M.Ö 15 binden önce paleolotik dönemden kalan ve ritüel için kullanılan kaşığın, Anadolu’ya gelişine değinen, bu coğrafyanın kaşık kalıntıları açısından çok zengin olduğunu belirten Nur  Başnur, konuşmasında şunları söyledi;

“Kaşık kelimesi kabuki ve kasamak kelimelerinden üretilmiştir. İran’dan Balkan coğrafyasına kadar kaşık kelimesi vardır. Türk nüfusunun yüzde 45’I yerde yemek yer. Yerde yemek yiyorsanız ihtiyacınız olan tek şey kaşıktır. Türk tarihinde ilk defa 11’inci yüzyılda kaşık sözcüğü, Kaşgarlı Mahmud’un yazdığı Divanu Lugati’t-Türk ‘de duyuluyor.

 

Bizans İmparatorluğunda kaşık, çatal, bıçak bulunduğu, masada ve sandalyede oturulduğu bilgisi veriliyor.
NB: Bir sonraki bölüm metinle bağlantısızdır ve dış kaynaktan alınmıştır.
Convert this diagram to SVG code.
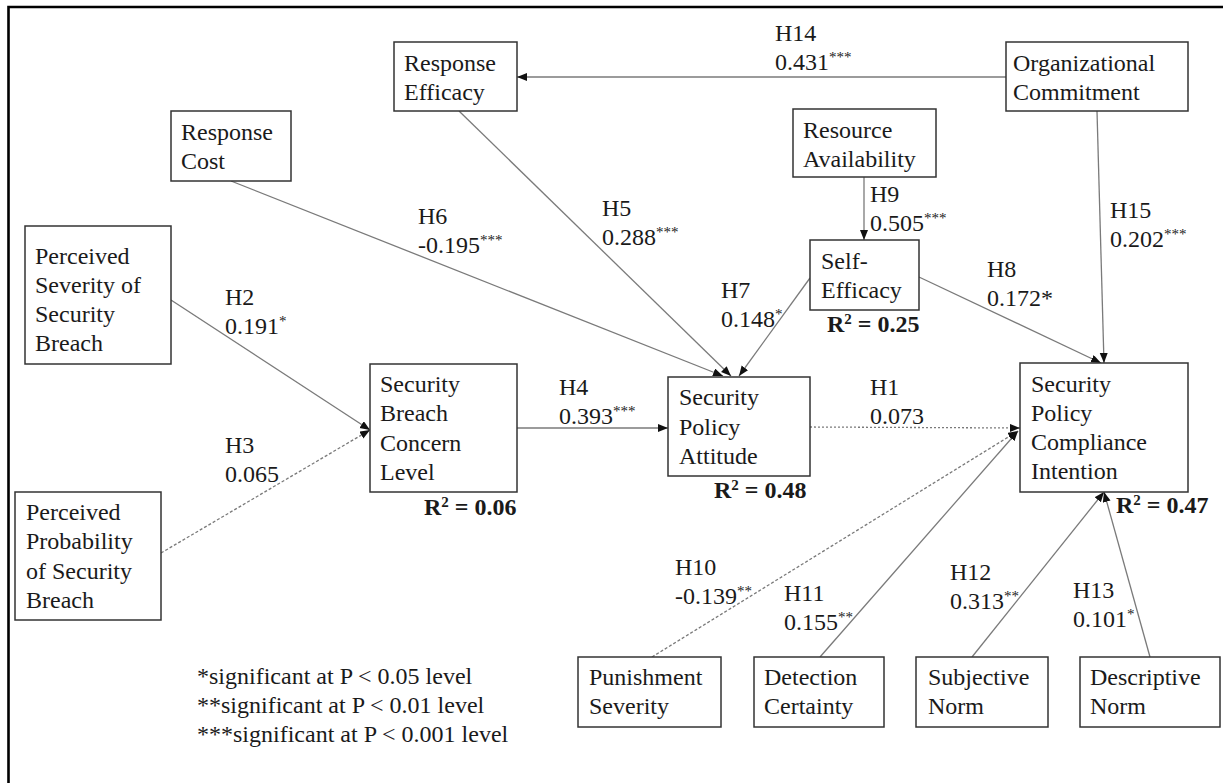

Osmanlı İmparatorluğunda İstanbul’un alınmasından sonra sultanların tek başına yemek yeme geleneği başlıyor. Evliya Çelebi, İstanbul’da 300 kaşıkçı dükkanı bulunduğundan söz eder. O tarihe kadar daha çok çeşitli ağaç türlerinden yapılan kaşık, ilk defa İkinci Mahmut döneminde sarayda madeni kaşık kullanımıyla değişiklik gösterir. Sarayda sedef kakma, kemik kaşık kullanılırken, Anadolu’da şimşir, kayın ve abanoz ağaçlarından yapılan tahta kaşıkla yemek yenirdi. Sultan Abdülmecid döneminde ise ilk defa Beylerbeyi Sarayı’nda, 1850 yılında masa düzenine geçildi. “

 

Büyük ilgiyle dinlenen konuşma sonunda BTKD Başkanı Maviş Fuchs, Sefire Sevcan Ertaş ve konuşmacı Nur Başnur'a davette bulundukları için teşekkür ederek, çiçek takdim etti.

Kutlama, konuklara iftar yemeğinin verilmesi ile son buldu.